Havelock Europa ‘seeing benefits’ of restucturing
The board now expects the trading results for the year ended 31 December to be in line with its expectations at the time of the trading update given on 1 September.
In a trading update it said business continues to focus on “careful management” of its working capital and the Group is debt free, with net cash of £1 million, comprising cash of £1.9m and finance leases of £0.9m. This compares with £200,000 of net cash at 31 December 2014.
The board expects to announce full year results on 14 April.
David Ritchie (pictured), chief executive, said: “We are beginning to see the benefits of the measures taken in late 2015 and, although trading continues to be challenging, particularly in the retail sector, we are encouraged to enter 2016 with an order book of £23m for in-year delivery which is 15% up on 2015.”
In November, the company said its biggest financial services client, understood to be Lloyds Banking Group, said it was cutting back on refurbishment this year.
Havelock said contracting revenues from the client for 2015 will be about £14m and will be unaffected by the new arrangements which took effect from 1 January.

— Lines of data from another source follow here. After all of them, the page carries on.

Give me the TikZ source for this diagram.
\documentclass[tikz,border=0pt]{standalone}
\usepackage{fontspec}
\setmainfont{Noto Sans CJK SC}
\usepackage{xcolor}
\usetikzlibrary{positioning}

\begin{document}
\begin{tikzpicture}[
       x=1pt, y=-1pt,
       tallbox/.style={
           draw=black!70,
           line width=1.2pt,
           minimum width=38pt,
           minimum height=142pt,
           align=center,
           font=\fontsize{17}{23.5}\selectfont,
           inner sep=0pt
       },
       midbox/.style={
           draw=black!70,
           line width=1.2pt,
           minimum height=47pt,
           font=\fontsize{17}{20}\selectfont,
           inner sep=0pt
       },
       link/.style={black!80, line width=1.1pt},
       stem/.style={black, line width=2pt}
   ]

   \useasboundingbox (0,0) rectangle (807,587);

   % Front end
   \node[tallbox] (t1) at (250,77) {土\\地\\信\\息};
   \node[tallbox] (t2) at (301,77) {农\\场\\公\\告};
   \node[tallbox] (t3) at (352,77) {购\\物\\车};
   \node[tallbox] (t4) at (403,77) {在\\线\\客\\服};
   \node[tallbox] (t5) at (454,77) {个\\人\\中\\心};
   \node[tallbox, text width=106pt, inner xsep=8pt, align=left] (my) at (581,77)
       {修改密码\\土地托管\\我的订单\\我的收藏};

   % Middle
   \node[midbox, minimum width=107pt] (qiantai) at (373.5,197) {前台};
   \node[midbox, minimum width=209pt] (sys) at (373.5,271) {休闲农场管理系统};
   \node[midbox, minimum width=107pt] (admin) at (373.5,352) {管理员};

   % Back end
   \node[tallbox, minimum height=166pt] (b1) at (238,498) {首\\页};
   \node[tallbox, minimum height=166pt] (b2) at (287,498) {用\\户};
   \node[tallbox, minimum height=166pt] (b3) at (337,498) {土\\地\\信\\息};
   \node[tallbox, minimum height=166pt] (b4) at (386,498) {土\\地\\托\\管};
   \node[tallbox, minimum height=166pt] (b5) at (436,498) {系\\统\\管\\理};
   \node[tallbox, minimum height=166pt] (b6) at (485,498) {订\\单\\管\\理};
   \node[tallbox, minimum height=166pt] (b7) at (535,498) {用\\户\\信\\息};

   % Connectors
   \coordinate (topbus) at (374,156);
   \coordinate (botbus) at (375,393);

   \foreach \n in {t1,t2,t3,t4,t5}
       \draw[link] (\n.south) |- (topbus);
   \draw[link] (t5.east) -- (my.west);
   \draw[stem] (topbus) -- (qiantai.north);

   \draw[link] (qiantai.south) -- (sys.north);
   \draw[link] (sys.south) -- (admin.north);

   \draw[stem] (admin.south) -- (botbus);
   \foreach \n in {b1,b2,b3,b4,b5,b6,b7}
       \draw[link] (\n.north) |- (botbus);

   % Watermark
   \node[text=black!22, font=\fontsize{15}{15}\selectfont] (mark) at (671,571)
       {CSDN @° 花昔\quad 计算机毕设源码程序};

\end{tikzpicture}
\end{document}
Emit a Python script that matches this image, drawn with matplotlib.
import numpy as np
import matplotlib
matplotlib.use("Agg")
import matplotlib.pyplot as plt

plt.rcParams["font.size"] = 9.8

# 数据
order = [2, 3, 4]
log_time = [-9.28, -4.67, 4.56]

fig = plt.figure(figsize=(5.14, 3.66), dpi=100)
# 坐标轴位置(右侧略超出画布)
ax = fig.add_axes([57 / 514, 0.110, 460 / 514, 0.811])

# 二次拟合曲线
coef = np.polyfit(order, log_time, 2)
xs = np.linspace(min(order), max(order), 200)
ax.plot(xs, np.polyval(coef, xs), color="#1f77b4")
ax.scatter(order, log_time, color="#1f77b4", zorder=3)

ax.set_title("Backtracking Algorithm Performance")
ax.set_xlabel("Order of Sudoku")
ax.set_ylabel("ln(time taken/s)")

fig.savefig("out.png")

This means there will be little financial impact on 2015 results, but the impact on 2016 will be material “before mitigating actions are undertaken”.
On his appointment as chief executive last May, Mr Ritchie initiated a review of the Havelock Europa business which led to plans for about 50 job losses, mainly at its Kirkcaldy headquarters.
He also announced plans to diversify its customer base, and a streamlining and simplification of the business model.